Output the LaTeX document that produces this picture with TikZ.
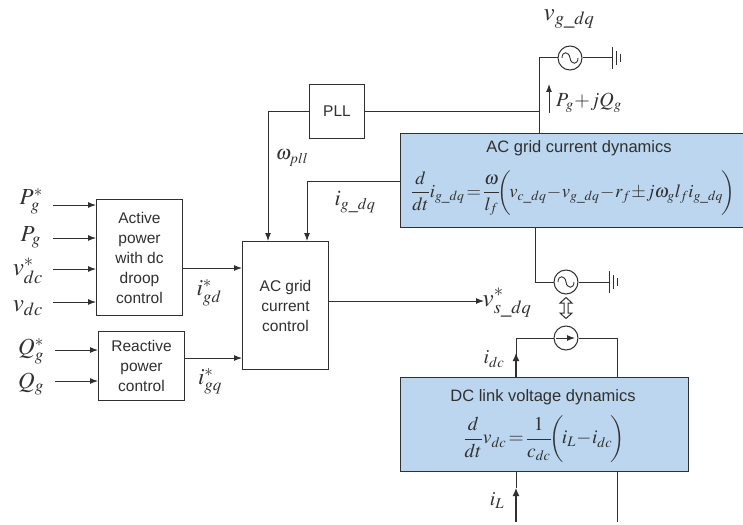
\documentclass[tikz,border=0pt]{standalone}
\usepackage{amsmath}
\usepackage{mathptmx}
\usepackage[no-math]{fontspec}
\setmainfont{Liberation Sans}
\usetikzlibrary{arrows.meta,calc}
\definecolor{ink}{HTML}{303030}
\definecolor{dynblue}{HTML}{BBD6EE}
\tikzset{
  wire/.style={draw=ink,line width=1pt},
  arr/.style={wire,-{Latex[length=8pt,width=6pt]}},
  blockbox/.style={draw=ink,line width=1pt,fill=white,align=center,text=ink,font=\fontsize{15.5}{20}\selectfont,inner sep=0pt,anchor=north west},
  dynbox/.style={blockbox,fill=dynblue},
  srcnode/.style={circle,draw=ink,line width=1pt,minimum size=24pt,inner sep=0pt,fill=white},
  lab/.style={text=ink,inner sep=0pt,font=\fontsize{23}{25}\selectfont},
  eqn/.style={text=ink,inner sep=0pt,font=\fontsize{19.5}{21}\selectfont},
  captext/.style={text=ink,inner sep=0pt,font=\fontsize{16.5}{18}\selectfont},
}
\newcommand{\wavepic}[1]{\draw[ink,line width=0.9pt] ($(#1)+(-8,0)$) .. controls ($(#1)+(-8,-7)$) and ($(#1)+(-1,-7)$) .. ($(#1)+(0,0)$) .. controls ($(#1)+(1,7)$) and ($(#1)+(8,7)$) .. ($(#1)+(8,0)$);}
\newcommand{\gndpic}[1]{\draw[ink,line width=1pt] ($(#1)+(0,-11)$) -- ($(#1)+(0,11)$) ($(#1)+(4,-7)$) -- ($(#1)+(4,7)$) ($(#1)+(8,-4)$) -- ($(#1)+(8,4)$);}
\begin{document}
\begin{tikzpicture}[x=1pt,y=-1pt]
\useasboundingbox (0,0) rectangle (743,524);
% blocks
\node[blockbox,minimum width=86pt,minimum height=116pt] (act) at (96,199) {Active\\power\\with dc\\droop\\control};
\node[blockbox,minimum width=86pt,minimum height=69pt] (rea) at (98,331) {Reactive\\power\\control};
\node[blockbox,minimum width=86pt,minimum height=128pt] (acc) at (242,241) {AC grid\\current\\control};
\node[blockbox,minimum width=55pt,minimum height=54pt] (pll) at (309,84) {PLL};
\node[dynbox,minimum width=343pt,minimum height=94pt] (acd) at (400,133) {};
\node[dynbox,minimum width=288pt,minimum height=94pt] (dcd) at (400,377) {};
% coordinates
\foreach \n/\y in {pa/205,pb/238,pc/269,pd/302} {
  \coordinate (\n s) at (53,\y); \coordinate (\n e) at (act.west |- 0,\y);
  \draw[arr] (\n s) -- (\n e);
}
\foreach \n/\y in {qa/350,qb/381} {
  \coordinate (\n s) at (55,\y); \coordinate (\n e) at (rea.west |- 0,\y);
  \draw[arr] (\n s) -- (\n e);
}
\draw[arr] (act.east |- 0,268) -- (acc.west |- 0,268);
\draw[arr] (rea.east |- 0,358) -- (acc.west |- 0,358);
\coordinate (vsend) at (484,301);
\draw[arr] (acc.east |- vsend) -- (vsend);
% top grid
\node[srcnode] (src1) at (570,58) {};
\coordinate (g1) at (612,58);
\coordinate (c1) at (539,58);
\draw[wire] (acd.north -| c1) -- (c1) -- (src1.west);
\draw[wire] (src1.east) -- (g1);
\gndpic{g1}
\wavepic{src1}
\draw[wire] (pll.east) -- (pll.east -| c1);
\coordinate (pc) at (268,112);
\draw[arr] (pll.west) -- (pll.west -| pc) -- (pc |- acc.north);
\coordinate (ic) at (307,181.5);
\draw[arr] (acd.west |- ic) -- (ic) -- (ic |- acc.north);
\coordinate (pqs) at (549,113);
\coordinate (pqe) at (549,84);
\draw[arr] (pqs) -- (pqe);
% converter
\node[srcnode] (src2) at (566,282) {};
\coordinate (c2) at (535,282);
\coordinate (g2) at (609,282);
\draw[wire] (acd.south -| c2) -- (c2) -- (src2.west);
\draw[wire] (src2.east) -- (g2);
\gndpic{g2}
\wavepic{src2}
\coordinate (dm) at (566,308);
\draw[ink,line width=1pt,fill=white] ($(dm)+(0,-10.5)$) -- ($(dm)+(6,-5)$) -- ($(dm)+(2,-5)$) -- ($(dm)+(2,5)$) -- ($(dm)+(6,5)$) -- ($(dm)+(0,10.5)$) -- ($(dm)+(-6,5)$) -- ($(dm)+(-2,5)$) -- ($(dm)+(-2,-5)$) -- ($(dm)+(-6,-5)$) -- cycle;
% current source
\node[srcnode] (cs) at (566,338) {};
\coordinate (cl) at (516,338);
\coordinate (cr) at (617,338);
\draw[wire] (cs.west) -- (cl) -- (cl |- dcd.north) ;
\draw[wire] (cs.east) -- (cr) -- (cr |- dcd.north);
\coordinate (csa) at (556,338);
\coordinate (csb) at (575,338);
\draw[arr] (csa) -- (csb);
\coordinate (idt) at (516,353);
\coordinate (ilb) at (516,522);
\coordinate (ilt) at (516,488);
\coordinate (rb) at (617,522);
\draw[wire,line width=1.2pt,-{Latex[length=8pt,width=7pt]}] (dcd.north -| idt) -- (idt);
\draw[wire,line width=1.2pt,-{Latex[length=8pt,width=7pt]}] (ilb) -- (ilt);
\draw[wire] (ilt) -- (ilt |- dcd.south);
\draw[wire] (rb) -- (rb |- dcd.south);
% labels
\node[lab,anchor=east] (l1) at (43,201) {$P_g^*$};
\node[lab,anchor=east] (l2) at (41,237) {$P_g$};
\node[lab,anchor=east,font=\fontsize{25}{26}\selectfont] (l3) at (43,271) {$v_{dc}^*$};
\node[lab,anchor=east,font=\fontsize{25}{26}\selectfont] (l4) at (43,308) {$v_{dc}$};
\node[lab,anchor=east] (l5) at (44,351) {$Q_g^*$};
\node[lab,anchor=east] (l6) at (44,384) {$Q_g$};
\node[lab] (l7) at (209,293) {$i_{gd}^*$};
\node[lab] (l8) at (210,381) {$i_{gq}^*$};
\node[lab,font=\fontsize{20}{22}\selectfont] (l9) at (292,158) {$\omega_{pll}$};
\node[lab,font=\fontsize{22}{24}\selectfont] (l10) at (355,202) {$i_{g\_dq}$};
\node[lab,font=\fontsize{25}{26}\selectfont] (l11) at (569,19) {$v_{g\_dq}$};
\node[lab,font=\fontsize{20}{22}\selectfont] (l12) at (589,103) {$P_g\!+\!jQ_g$};
\node[lab,font=\fontsize{25}{26}\selectfont] (l13) at (507,303) {$v_{s\_dq}^*$};
\node[lab,font=\fontsize{20}{22}\selectfont] (l14) at (494,359) {$i_{dc}$};
\node[lab,font=\fontsize{20}{22}\selectfont] (l15) at (497,501) {$i_L$};
% dynamics text
\node[captext] (t1) at (579,148) {AC grid current dynamics};
\node[eqn,anchor=west,font=\fontsize{18.6}{20}\selectfont] (e1) at (411,193) {$\dfrac{d}{dt}i_{g\_dq}\!=\!\dfrac{\omega}{l_f}\!\bigg(\!v_{c\_dq}\!-\!v_{g\_dq}\!-\!r_f\!\pm\! j\omega_g l_f i_{g\_dq}\!\bigg)$};
\node[captext] (t2) at (543,397) {DC link voltage dynamics};
\node[eqn] (e2) at (544,439) {$\dfrac{d}{dt}v_{dc}\!=\!\dfrac{1}{c_{dc}}\!\bigg(\!i_L\!-\!i_{dc}\!\bigg)$};
\end{tikzpicture}
\end{document}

* * * * * * * * *

### [Aim of the task]
Transcribe the listing above verbatim. Omit the pictures.

### [Final result]
Output the LaTeX document that produces this picture with TikZ.
\documentclass[tikz,border=0pt]{standalone}
\usepackage{amsmath}
\usepackage{mathptmx}
\usepackage[no-math]{fontspec}
\setmainfont{Liberation Sans}
\usetikzlibrary{arrows.meta,calc}
\definecolor{ink}{HTML}{303030}
\definecolor{dynblue}{HTML}{BBD6EE}
\tikzset{
  wire/.style={draw=ink,line width=1pt},
  arr/.style={wire,-{Latex[length=8pt,width=6pt]}},
  blockbox/.style={draw=ink,line width=1pt,fill=white,align=center,text=ink,font=\fontsize{15.5}{20}\selectfont,inner sep=0pt,anchor=north west},
  dynbox/.style={blockbox,fill=dynblue},
  srcnode/.style={circle,draw=ink,line width=1pt,minimum size=24pt,inner sep=0pt,fill=white},
  lab/.style={text=ink,inner sep=0pt,font=\fontsize{23}{25}\selectfont},
  eqn/.style={text=ink,inner sep=0pt,font=\fontsize{19.5}{21}\selectfont},
  captext/.style={text=ink,inner sep=0pt,font=\fontsize{16.5}{18}\selectfont},
}
\newcommand{\wavepic}[1]{\draw[ink,line width=0.9pt] ($(#1)+(-8,0)$) .. controls ($(#1)+(-8,-7)$) and ($(#1)+(-1,-7)$) .. ($(#1)+(0,0)$) .. controls ($(#1)+(1,7)$) and ($(#1)+(8,7)$) .. ($(#1)+(8,0)$);}
\newcommand{\gndpic}[1]{\draw[ink,line width=1pt] ($(#1)+(0,-11)$) -- ($(#1)+(0,11)$) ($(#1)+(4,-7)$) -- ($(#1)+(4,7)$) ($(#1)+(8,-4)$) -- ($(#1)+(8,4)$);}
\begin{document}
\begin{tikzpicture}[x=1pt,y=-1pt]
\useasboundingbox (0,0) rectangle (743,524);
% blocks
\node[blockbox,minimum width=86pt,minimum height=116pt] (act) at (96,199) {Active\\power\\with dc\\droop\\control};
\node[blockbox,minimum width=86pt,minimum height=69pt] (rea) at (98,331) {Reactive\\power\\control};
\node[blockbox,minimum width=86pt,minimum height=128pt] (acc) at (242,241) {AC grid\\current\\control};
\node[blockbox,minimum width=55pt,minimum height=54pt] (pll) at (309,84) {PLL};
\node[dynbox,minimum width=343pt,minimum height=94pt] (acd) at (400,133) {};
\node[dynbox,minimum width=288pt,minimum height=94pt] (dcd) at (400,377) {};
% coordinates
\foreach \n/\y in {pa/205,pb/238,pc/269,pd/302} {
  \coordinate (\n s) at (53,\y); \coordinate (\n e) at (act.west |- 0,\y);
  \draw[arr] (\n s) -- (\n e);
}
\foreach \n/\y in {qa/350,qb/381} {
  \coordinate (\n s) at (55,\y); \coordinate (\n e) at (rea.west |- 0,\y);
  \draw[arr] (\n s) -- (\n e);
}
\draw[arr] (act.east |- 0,268) -- (acc.west |- 0,268);
\draw[arr] (rea.east |- 0,358) -- (acc.west |- 0,358);
\coordinate (vsend) at (484,301);
\draw[arr] (acc.east |- vsend) -- (vsend);
% top grid
\node[srcnode] (src1) at (570,58) {};
\coordinate (g1) at (612,58);
\coordinate (c1) at (539,58);
\draw[wire] (acd.north -| c1) -- (c1) -- (src1.west);
\draw[wire] (src1.east) -- (g1);
\gndpic{g1}
\wavepic{src1}
\draw[wire] (pll.east) -- (pll.east -| c1);
\coordinate (pc) at (268,112);
\draw[arr] (pll.west) -- (pll.west -| pc) -- (pc |- acc.north);
\coordinate (ic) at (307,181.5);
\draw[arr] (acd.west |- ic) -- (ic) -- (ic |- acc.north);
\coordinate (pqs) at (549,113);
\coordinate (pqe) at (549,84);
\draw[arr] (pqs) -- (pqe);
% converter
\node[srcnode] (src2) at (566,282) {};
\coordinate (c2) at (535,282);
\coordinate (g2) at (609,282);
\draw[wire] (acd.south -| c2) -- (c2) -- (src2.west);
\draw[wire] (src2.east) -- (g2);
\gndpic{g2}
\wavepic{src2}
\coordinate (dm) at (566,308);
\draw[ink,line width=1pt,fill=white] ($(dm)+(0,-10.5)$) -- ($(dm)+(6,-5)$) -- ($(dm)+(2,-5)$) -- ($(dm)+(2,5)$) -- ($(dm)+(6,5)$) -- ($(dm)+(0,10.5)$) -- ($(dm)+(-6,5)$) -- ($(dm)+(-2,5)$) -- ($(dm)+(-2,-5)$) -- ($(dm)+(-6,-5)$) -- cycle;
% current source
\node[srcnode] (cs) at (566,338) {};
\coordinate (cl) at (516,338);
\coordinate (cr) at (617,338);
\draw[wire] (cs.west) -- (cl) -- (cl |- dcd.north) ;
\draw[wire] (cs.east) -- (cr) -- (cr |- dcd.north);
\coordinate (csa) at (556,338);
\coordinate (csb) at (575,338);
\draw[arr] (csa) -- (csb);
\coordinate (idt) at (516,353);
\coordinate (ilb) at (516,522);
\coordinate (ilt) at (516,488);
\coordinate (rb) at (617,522);
\draw[wire,line width=1.2pt,-{Latex[length=8pt,width=7pt]}] (dcd.north -| idt) -- (idt);
\draw[wire,line width=1.2pt,-{Latex[length=8pt,width=7pt]}] (ilb) -- (ilt);
\draw[wire] (ilt) -- (ilt |- dcd.south);
\draw[wire] (rb) -- (rb |- dcd.south);
% labels
\node[lab,anchor=east] (l1) at (43,201) {$P_g^*$};
\node[lab,anchor=east] (l2) at (41,237) {$P_g$};
\node[lab,anchor=east,font=\fontsize{25}{26}\selectfont] (l3) at (43,271) {$v_{dc}^*$};
\node[lab,anchor=east,font=\fontsize{25}{26}\selectfont] (l4) at (43,308) {$v_{dc}$};
\node[lab,anchor=east] (l5) at (44,351) {$Q_g^*$};
\node[lab,anchor=east] (l6) at (44,384) {$Q_g$};
\node[lab] (l7) at (209,293) {$i_{gd}^*$};
\node[lab] (l8) at (210,381) {$i_{gq}^*$};
\node[lab,font=\fontsize{20}{22}\selectfont] (l9) at (292,158) {$\omega_{pll}$};
\node[lab,font=\fontsize{22}{24}\selectfont] (l10) at (355,202) {$i_{g\_dq}$};
\node[lab,font=\fontsize{25}{26}\selectfont] (l11) at (569,19) {$v_{g\_dq}$};
\node[lab,font=\fontsize{20}{22}\selectfont] (l12) at (589,103) {$P_g\!+\!jQ_g$};
\node[lab,font=\fontsize{25}{26}\selectfont] (l13) at (507,303) {$v_{s\_dq}^*$};
\node[lab,font=\fontsize{20}{22}\selectfont] (l14) at (494,359) {$i_{dc}$};
\node[lab,font=\fontsize{20}{22}\selectfont] (l15) at (497,501) {$i_L$};
% dynamics text
\node[captext] (t1) at (579,148) {AC grid current dynamics};
\node[eqn,anchor=west,font=\fontsize{18.6}{20}\selectfont] (e1) at (411,193) {$\dfrac{d}{dt}i_{g\_dq}\!=\!\dfrac{\omega}{l_f}\!\bigg(\!v_{c\_dq}\!-\!v_{g\_dq}\!-\!r_f\!\pm\! j\omega_g l_f i_{g\_dq}\!\bigg)$};
\node[captext] (t2) at (543,397) {DC link voltage dynamics};
\node[eqn] (e2) at (544,439) {$\dfrac{d}{dt}v_{dc}\!=\!\dfrac{1}{c_{dc}}\!\bigg(\!i_L\!-\!i_{dc}\!\bigg)$};
\end{tikzpicture}
\end{document}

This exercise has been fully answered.